Scarface : Surnom qu'on donna à Al Capone après qu'on lui taillada la joue à l'âge de 18 ans, lors d'une rixe dans une boîte de nuit.
Difficile de s'attaquer à un remake de l'immense oeuvre d'Hawks et De Palma a l'intelligence d'avoir considérablement changé la forme et le scénario (signé Oliver Stone).
Tony Camonte devient Tony Montana
La vente d'alcool lors de la prohibition par la mafia italienne
devient le trafic de coke par les cubains.
Les années 1930 et la censure deviennent les années 1980 et les excès
en tout genre.
Mais surtout, Tony Montana est un beauf.
Montana c'est le genre de gars minable qui représente à lui seul les défauts de la nature humaine. Ego surdimensionné, violent, individualiste, camé, agissant avant de réfléchir, vulgaire et ayant ce petit côté bling-bling faisant toute la différence. Et c'est ce gars-là qui devient adulé par tant de monde, ce qui permet à l'oeuvre de De Palma de rester ancré dans les mémoires collectives et de survivre à travers le temps.
Bon, autant le dire tout de suite je suis plutôt déçu par cette nouvelle vision, pas qu'il soit mauvais mais j'en gardais une telle estime, que de toute façon je craignais forcément une relecture. Mais là, le kitsch, la musique, l'excès... à un moment trop c'est trop et même si c'est le but, ça devient vite lassant.
Pourtant j'adore le concept de base, on ressent la patte d'Oliver Stone avec la vision politique et l'immigration de Cuba, l'opposition entre le régime de Castro considéré comme "communiste" que Montana égratigne à chaque occasion (évoquant l'appauvrissement, la privation de toute liberté etc) et celui américain, soit deux excès. D'ailleurs pour Montana, le seul moyen de s'en sortir sera dans le crime et via l'ultra-capitalisme yankee, ce qui va lui monter à la tête (déjà qu'elle n'était pas nette à la base) pour qu'il finisse renfermé sur lui-même, parano et plus capable d'avoir des amis ou quelconques relations normales.
De Palma lui s'intéresse beaucoup à l'ego, la démesure et les jeux de pouvoirs. Il met en scène un Montana à la candeur aussi grande que sa folie et en fait le modèle du gangster moderne, tout droit sorti du ghetto et dont les codes d'honneurs établis par Brando dans le Parrain semblent bien loin et dépassés.
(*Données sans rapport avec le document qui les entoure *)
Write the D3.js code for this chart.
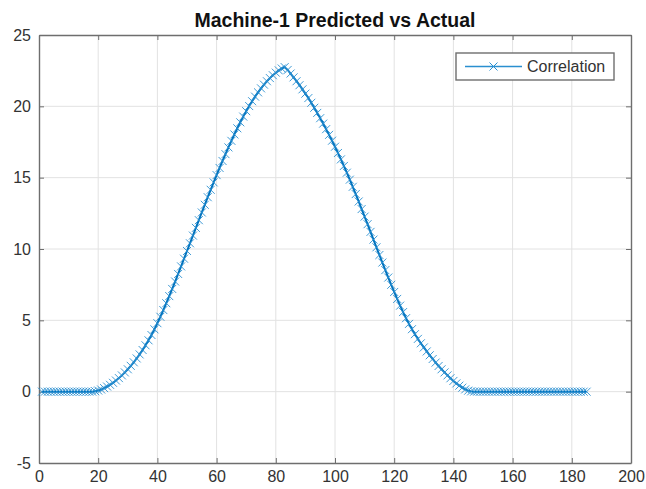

Pour lui, tout n'est que conquête, il n'y a pas d'amour, pas d'amitié, pas de plaisir, juste des conquêtes visant à assouvir sa soif de pouvoir. L'ascension foudroyante se fera dans la violence et De Palma conclut impitoyablement en perpétuant ce cycle où un lion en tuera toujours un autre lorsque le règne de celui-ci déclinera.
De Palma fait clairement dans le grandiloquent, le baroque, la violence et dans l'excès et si parfois, comme dit plus haut, ça devient un peu lassant, surtout pour 2h50 de film, ça n'en reste pas moins admirablement fait. Il y inclut tension lors de certains moments propices, livrant quelques scènes d'anthologies à l'image du face à face entre Montana et les colombiens, quand d'autres deviennent presque risibles justement à cause de la démesure et l'excès, tel le final, voire celle trop insistante sur les relations, limite incestueuses, entre Tony et sa soeur. On est en plein années 1980 et ça se ressent à tout point de vue (musique, certains effets de mode, cadre de l'histoire). Quant à Pacino, il est juste fabuleux en gangster violent, mégalo, parano, jouant avec un excès totalement justifié tandis que la magnifique Michelle Pfeiffer lui rend bien la réplique.
De Palma actualise la vision du gangster, la place dans son époque et à travers Tony Montana, dresse un portrait humain aussi effrayant qu'il est minable et mégalo. Malgré les excès en tous genres, Scarface n'en reste pas moins une oeuvre puissante, voire même fascinante.